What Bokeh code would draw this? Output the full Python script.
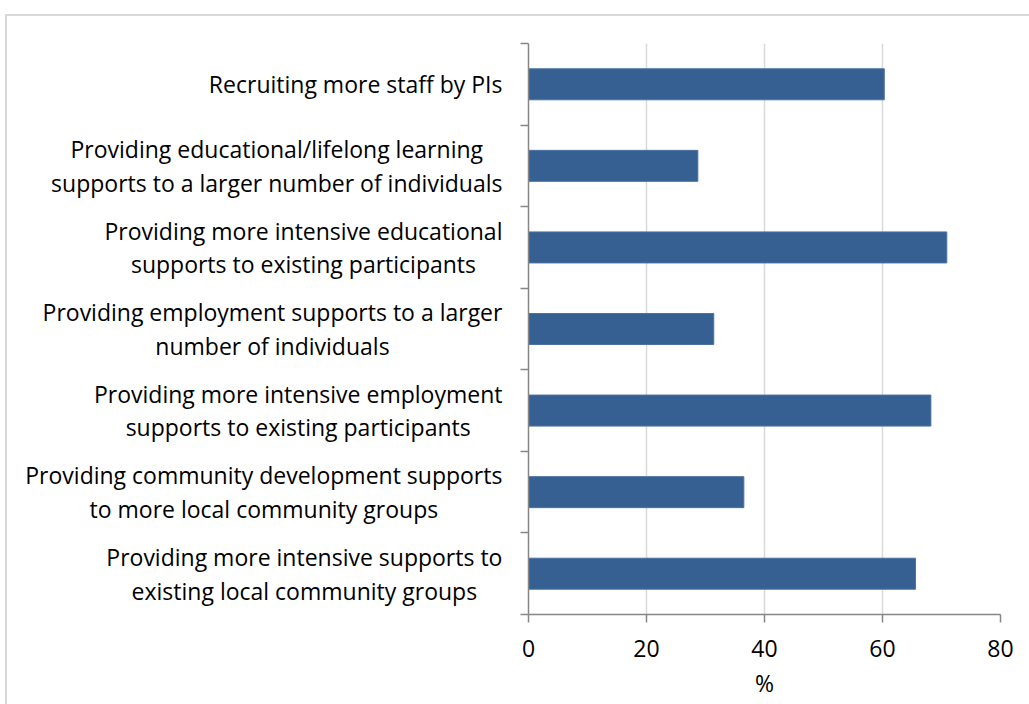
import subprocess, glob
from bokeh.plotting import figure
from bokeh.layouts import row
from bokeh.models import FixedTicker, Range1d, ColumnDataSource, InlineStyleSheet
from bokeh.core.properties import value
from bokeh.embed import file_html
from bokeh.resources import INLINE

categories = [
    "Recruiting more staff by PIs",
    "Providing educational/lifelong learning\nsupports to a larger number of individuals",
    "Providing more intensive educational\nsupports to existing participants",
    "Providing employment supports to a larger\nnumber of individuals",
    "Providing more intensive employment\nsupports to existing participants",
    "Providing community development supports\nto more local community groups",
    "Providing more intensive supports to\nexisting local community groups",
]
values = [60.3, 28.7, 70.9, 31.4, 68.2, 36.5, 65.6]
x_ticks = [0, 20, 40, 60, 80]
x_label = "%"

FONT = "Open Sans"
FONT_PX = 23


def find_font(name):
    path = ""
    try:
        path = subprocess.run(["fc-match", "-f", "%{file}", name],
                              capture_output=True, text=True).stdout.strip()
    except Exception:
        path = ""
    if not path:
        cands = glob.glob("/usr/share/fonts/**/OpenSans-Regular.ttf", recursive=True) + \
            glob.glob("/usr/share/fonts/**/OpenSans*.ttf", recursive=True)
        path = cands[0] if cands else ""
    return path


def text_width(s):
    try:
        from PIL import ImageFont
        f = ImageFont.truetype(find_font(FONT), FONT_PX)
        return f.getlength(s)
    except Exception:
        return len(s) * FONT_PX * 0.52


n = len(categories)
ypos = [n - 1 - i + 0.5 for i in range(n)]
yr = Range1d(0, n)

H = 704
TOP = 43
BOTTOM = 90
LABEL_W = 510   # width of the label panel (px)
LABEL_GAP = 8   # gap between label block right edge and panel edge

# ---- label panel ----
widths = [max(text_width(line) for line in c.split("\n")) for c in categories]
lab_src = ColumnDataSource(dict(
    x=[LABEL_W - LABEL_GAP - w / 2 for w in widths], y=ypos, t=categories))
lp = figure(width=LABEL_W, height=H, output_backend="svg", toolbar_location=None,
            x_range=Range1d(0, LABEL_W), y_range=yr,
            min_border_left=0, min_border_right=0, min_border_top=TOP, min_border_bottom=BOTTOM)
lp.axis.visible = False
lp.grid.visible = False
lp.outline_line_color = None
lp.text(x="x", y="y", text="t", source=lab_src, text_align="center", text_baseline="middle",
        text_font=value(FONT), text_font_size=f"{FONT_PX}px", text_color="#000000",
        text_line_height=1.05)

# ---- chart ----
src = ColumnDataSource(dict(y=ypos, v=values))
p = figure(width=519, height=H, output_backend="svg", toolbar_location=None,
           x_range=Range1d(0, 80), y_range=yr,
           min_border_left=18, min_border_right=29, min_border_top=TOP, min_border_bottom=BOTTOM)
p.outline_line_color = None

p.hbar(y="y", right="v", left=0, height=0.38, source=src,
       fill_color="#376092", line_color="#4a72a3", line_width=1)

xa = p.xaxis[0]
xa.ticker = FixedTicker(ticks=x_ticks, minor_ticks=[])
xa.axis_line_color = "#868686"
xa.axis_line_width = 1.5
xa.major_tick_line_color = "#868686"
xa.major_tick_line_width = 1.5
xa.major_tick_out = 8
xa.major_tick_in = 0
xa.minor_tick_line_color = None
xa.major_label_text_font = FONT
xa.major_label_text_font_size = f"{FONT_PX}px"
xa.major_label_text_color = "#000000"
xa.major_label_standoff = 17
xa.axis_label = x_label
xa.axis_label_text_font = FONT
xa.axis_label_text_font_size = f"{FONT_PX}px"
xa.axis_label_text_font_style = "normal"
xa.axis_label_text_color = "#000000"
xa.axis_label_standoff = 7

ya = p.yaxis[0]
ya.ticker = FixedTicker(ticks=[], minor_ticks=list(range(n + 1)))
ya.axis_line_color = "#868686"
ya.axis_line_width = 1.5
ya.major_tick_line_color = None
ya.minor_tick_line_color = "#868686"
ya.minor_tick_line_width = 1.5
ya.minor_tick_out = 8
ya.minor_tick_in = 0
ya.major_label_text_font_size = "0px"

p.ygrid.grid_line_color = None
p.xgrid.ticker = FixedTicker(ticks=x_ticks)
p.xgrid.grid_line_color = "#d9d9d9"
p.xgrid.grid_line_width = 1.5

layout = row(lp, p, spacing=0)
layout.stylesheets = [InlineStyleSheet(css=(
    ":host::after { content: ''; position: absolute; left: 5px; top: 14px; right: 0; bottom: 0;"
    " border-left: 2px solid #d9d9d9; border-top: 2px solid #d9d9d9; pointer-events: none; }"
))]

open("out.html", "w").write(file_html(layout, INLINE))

> Stated problem
Repeat the lines of the listing above verbatim, beginning at its first line and ending at the line containing "FONT_PX = 23", which is included. Omit pictures.

> Exercise solution
What Bokeh code would draw this? Output the full Python script.
import subprocess, glob
from bokeh.plotting import figure
from bokeh.layouts import row
from bokeh.models import FixedTicker, Range1d, ColumnDataSource, InlineStyleSheet
from bokeh.core.properties import value
from bokeh.embed import file_html
from bokeh.resources import INLINE

categories = [
    "Recruiting more staff by PIs",
    "Providing educational/lifelong learning\nsupports to a larger number of individuals",
    "Providing more intensive educational\nsupports to existing participants",
    "Providing employment supports to a larger\nnumber of individuals",
    "Providing more intensive employment\nsupports to existing participants",
    "Providing community development supports\nto more local community groups",
    "Providing more intensive supports to\nexisting local community groups",
]
values = [60.3, 28.7, 70.9, 31.4, 68.2, 36.5, 65.6]
x_ticks = [0, 20, 40, 60, 80]
x_label = "%"

FONT = "Open Sans"
FONT_PX = 23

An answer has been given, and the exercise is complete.